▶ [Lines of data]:
■ ■ ■ ■ ■

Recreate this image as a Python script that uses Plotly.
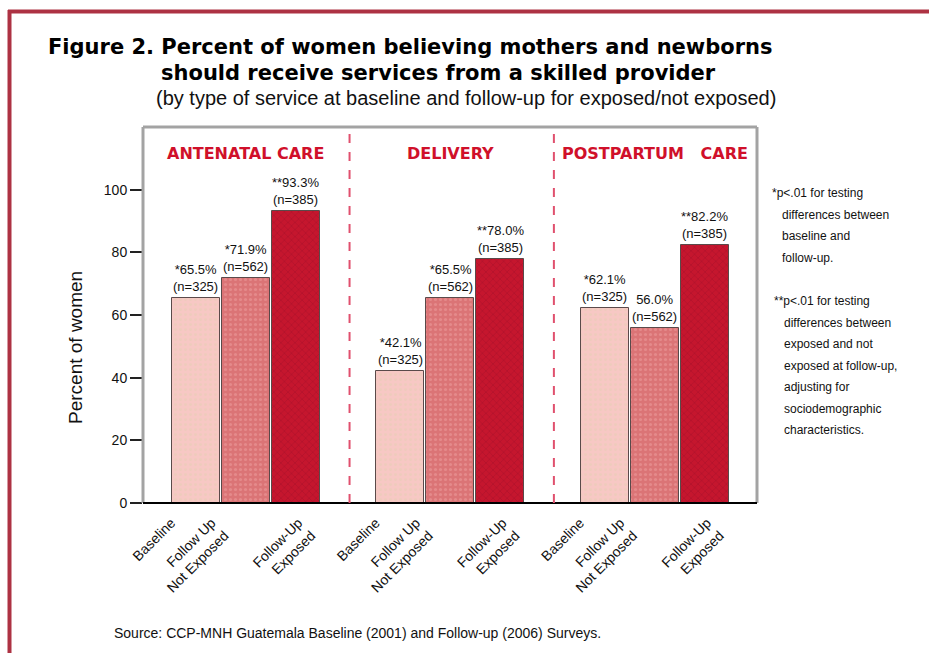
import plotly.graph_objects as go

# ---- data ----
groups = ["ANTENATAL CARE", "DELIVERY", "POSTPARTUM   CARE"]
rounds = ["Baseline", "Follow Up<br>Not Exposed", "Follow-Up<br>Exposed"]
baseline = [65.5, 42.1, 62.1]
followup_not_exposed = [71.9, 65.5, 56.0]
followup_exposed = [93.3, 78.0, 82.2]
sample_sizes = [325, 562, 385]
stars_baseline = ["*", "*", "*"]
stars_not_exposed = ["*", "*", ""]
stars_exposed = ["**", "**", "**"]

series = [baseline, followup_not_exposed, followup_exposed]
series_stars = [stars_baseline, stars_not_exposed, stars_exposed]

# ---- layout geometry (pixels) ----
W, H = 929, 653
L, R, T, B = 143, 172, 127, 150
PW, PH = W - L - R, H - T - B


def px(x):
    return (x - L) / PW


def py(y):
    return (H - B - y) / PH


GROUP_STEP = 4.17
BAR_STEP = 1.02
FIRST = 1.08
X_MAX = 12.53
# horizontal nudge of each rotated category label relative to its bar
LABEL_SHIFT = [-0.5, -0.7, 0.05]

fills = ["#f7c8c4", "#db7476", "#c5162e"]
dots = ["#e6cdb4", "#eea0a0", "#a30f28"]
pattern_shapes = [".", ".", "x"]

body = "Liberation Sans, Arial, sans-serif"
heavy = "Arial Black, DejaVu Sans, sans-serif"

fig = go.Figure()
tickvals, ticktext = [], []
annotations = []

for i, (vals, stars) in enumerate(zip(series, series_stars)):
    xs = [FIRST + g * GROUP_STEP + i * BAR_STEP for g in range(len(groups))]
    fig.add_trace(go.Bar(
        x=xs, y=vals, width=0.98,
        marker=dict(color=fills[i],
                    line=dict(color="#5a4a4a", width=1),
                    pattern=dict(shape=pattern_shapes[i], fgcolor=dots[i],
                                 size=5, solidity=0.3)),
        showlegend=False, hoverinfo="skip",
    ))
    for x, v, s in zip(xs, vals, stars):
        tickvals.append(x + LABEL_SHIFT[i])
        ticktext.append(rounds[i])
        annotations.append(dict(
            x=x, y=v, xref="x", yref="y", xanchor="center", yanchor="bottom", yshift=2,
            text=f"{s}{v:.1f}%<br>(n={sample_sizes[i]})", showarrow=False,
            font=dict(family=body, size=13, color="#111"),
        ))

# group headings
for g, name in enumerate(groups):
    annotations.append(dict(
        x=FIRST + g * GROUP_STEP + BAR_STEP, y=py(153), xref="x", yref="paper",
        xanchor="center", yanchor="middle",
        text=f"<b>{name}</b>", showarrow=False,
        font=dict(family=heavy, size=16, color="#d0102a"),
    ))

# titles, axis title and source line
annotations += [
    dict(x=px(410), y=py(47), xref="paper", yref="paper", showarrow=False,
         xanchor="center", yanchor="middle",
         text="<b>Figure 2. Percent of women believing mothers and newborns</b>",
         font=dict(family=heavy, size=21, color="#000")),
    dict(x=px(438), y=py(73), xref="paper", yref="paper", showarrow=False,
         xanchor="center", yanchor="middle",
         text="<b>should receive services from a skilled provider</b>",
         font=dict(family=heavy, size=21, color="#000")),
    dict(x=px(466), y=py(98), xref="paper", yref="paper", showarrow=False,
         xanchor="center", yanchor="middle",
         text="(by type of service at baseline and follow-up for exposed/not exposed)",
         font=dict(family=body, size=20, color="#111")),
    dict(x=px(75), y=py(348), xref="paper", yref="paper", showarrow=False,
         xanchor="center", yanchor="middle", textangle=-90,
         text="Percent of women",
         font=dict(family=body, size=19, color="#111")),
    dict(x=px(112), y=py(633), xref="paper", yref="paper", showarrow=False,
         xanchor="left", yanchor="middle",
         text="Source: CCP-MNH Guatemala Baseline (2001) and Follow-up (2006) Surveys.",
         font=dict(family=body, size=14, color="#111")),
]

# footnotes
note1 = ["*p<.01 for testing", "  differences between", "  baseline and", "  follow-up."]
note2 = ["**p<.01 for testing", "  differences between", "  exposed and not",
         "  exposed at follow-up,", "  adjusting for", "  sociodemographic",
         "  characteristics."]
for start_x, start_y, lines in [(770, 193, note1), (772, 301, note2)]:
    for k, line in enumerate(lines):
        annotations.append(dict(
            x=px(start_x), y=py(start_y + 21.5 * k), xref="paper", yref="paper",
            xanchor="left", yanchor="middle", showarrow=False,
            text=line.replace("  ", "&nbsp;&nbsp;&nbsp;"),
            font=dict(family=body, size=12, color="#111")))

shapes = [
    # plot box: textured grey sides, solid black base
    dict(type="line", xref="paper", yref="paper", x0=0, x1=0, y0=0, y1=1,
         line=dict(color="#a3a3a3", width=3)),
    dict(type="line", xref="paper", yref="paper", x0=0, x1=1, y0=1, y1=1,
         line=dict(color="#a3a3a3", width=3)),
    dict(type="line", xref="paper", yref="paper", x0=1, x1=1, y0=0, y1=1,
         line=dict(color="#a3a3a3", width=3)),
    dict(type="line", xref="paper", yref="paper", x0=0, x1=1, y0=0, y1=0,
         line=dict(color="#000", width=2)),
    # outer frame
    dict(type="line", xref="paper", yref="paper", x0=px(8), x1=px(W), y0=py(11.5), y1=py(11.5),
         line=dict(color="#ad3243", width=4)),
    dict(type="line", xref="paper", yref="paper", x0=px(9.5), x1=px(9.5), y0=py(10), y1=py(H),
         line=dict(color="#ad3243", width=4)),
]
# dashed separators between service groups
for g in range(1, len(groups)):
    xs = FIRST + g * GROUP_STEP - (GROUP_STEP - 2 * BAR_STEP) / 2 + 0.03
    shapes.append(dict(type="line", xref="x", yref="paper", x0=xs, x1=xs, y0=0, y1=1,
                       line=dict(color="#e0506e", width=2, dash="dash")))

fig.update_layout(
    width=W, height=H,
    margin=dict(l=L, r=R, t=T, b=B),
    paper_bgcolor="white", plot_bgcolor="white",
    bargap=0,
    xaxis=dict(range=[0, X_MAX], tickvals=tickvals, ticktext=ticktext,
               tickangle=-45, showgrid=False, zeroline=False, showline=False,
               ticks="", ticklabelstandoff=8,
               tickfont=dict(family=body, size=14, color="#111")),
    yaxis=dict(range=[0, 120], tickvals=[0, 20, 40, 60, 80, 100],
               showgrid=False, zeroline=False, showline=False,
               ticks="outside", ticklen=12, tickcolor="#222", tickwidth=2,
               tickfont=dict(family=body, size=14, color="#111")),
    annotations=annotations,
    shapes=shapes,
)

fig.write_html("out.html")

■ ■ ■ ■ ■

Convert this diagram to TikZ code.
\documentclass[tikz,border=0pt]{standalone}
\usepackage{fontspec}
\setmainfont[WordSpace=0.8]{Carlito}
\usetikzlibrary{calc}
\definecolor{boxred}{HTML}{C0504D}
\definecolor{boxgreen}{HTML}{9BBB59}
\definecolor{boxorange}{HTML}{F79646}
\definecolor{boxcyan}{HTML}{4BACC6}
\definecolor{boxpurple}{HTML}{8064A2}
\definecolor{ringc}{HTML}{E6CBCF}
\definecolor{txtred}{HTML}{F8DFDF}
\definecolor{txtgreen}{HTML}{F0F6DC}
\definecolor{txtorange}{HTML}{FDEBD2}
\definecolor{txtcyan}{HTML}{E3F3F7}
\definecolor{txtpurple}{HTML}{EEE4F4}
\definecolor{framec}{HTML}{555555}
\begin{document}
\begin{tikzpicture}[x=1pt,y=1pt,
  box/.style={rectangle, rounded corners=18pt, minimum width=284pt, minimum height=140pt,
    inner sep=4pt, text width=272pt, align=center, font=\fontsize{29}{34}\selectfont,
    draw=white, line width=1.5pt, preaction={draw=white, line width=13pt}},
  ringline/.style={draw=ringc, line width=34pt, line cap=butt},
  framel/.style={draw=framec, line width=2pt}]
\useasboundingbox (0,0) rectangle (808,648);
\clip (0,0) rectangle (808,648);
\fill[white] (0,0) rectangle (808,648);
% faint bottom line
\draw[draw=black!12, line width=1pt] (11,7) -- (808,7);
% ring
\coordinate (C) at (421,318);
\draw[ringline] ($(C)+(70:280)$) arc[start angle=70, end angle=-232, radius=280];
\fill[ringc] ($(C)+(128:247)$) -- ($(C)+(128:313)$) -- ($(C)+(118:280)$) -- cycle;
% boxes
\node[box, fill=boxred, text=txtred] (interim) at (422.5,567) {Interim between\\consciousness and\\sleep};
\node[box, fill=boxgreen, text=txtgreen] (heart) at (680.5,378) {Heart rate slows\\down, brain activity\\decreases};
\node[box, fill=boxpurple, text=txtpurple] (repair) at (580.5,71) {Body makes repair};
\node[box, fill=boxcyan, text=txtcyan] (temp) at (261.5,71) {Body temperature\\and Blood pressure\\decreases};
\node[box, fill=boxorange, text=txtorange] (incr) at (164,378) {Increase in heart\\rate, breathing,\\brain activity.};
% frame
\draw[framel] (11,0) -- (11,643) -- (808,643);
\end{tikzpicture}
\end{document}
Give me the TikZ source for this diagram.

■ ■ ■ ■ ■

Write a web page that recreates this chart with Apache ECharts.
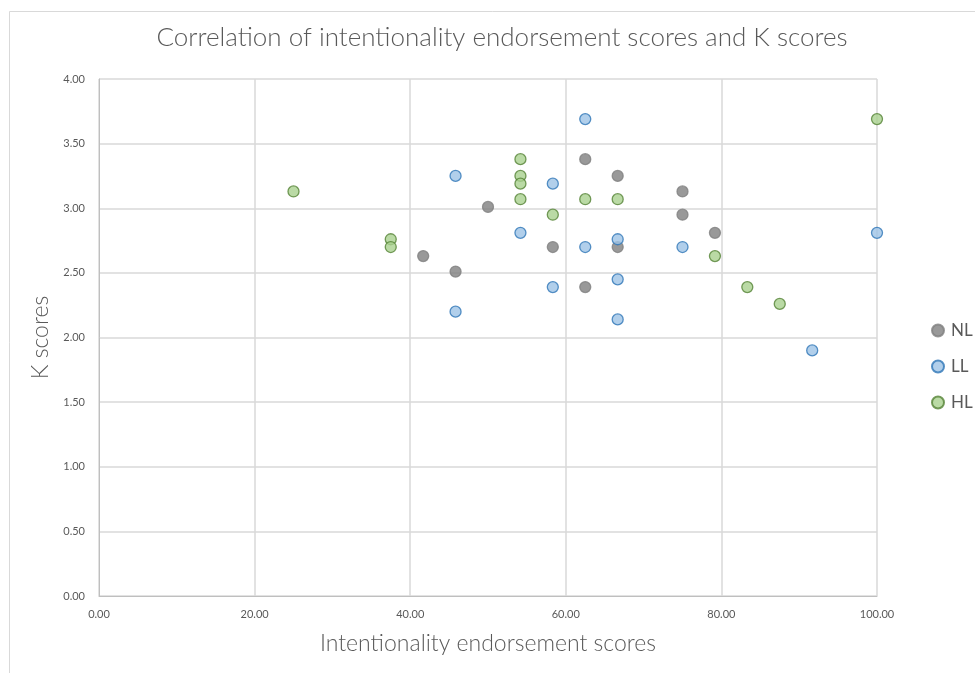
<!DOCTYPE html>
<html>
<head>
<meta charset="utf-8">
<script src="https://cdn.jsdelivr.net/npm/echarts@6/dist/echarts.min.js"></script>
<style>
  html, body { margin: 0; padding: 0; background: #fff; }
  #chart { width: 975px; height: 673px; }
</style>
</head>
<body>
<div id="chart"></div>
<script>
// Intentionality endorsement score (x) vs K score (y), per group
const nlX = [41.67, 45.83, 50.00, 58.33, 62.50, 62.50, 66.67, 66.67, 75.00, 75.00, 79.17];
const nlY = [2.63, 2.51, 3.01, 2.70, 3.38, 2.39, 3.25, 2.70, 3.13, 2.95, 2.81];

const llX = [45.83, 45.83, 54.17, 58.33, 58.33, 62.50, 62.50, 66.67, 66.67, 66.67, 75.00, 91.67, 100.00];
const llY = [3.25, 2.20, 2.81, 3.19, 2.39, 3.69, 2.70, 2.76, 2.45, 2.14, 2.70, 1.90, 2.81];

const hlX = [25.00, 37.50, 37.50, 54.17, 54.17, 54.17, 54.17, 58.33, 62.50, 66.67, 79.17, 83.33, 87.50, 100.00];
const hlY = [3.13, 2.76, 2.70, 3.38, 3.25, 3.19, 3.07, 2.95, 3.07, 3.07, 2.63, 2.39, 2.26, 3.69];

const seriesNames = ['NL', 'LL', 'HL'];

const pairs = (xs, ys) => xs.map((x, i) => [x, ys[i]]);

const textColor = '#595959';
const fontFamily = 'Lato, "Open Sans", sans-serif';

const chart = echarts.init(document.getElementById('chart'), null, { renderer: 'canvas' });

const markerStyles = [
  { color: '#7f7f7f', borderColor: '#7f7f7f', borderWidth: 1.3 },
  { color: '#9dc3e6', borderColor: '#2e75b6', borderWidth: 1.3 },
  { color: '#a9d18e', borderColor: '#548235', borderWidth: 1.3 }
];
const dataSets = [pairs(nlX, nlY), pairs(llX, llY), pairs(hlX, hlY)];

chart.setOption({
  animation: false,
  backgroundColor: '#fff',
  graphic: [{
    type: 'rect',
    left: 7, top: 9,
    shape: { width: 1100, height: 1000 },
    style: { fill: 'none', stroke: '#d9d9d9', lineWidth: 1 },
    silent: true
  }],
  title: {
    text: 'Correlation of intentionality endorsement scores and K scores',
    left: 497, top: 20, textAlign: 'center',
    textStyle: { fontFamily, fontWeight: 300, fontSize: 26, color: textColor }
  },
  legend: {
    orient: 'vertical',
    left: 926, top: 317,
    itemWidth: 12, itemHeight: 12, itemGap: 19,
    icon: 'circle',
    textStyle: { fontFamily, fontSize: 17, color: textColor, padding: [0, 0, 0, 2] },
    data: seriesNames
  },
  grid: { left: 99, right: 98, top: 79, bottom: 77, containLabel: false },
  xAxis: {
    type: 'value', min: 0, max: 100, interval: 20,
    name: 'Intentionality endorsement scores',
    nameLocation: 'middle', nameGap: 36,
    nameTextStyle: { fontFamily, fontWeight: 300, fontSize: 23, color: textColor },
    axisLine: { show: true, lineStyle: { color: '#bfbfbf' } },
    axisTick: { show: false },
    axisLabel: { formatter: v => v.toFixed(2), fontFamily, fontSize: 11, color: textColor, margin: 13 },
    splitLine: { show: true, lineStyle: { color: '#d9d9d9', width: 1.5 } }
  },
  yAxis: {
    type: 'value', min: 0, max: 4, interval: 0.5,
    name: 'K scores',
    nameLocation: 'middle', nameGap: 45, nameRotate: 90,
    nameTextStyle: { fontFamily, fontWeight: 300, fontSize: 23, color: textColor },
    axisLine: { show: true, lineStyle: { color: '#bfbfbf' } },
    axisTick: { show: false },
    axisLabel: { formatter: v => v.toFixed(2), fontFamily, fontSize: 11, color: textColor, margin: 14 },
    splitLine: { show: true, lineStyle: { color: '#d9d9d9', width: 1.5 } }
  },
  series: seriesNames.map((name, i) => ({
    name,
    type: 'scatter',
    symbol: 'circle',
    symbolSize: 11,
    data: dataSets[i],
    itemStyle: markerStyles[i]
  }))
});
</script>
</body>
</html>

■ ■ ■ ■ ■

▶ [PROBLEM DETAILS]: Where a line in the entries holds "diagram", copy that line.

▶ [THE SOLUTION]:
Convert this diagram to TikZ code.
Give me the TikZ source for this diagram.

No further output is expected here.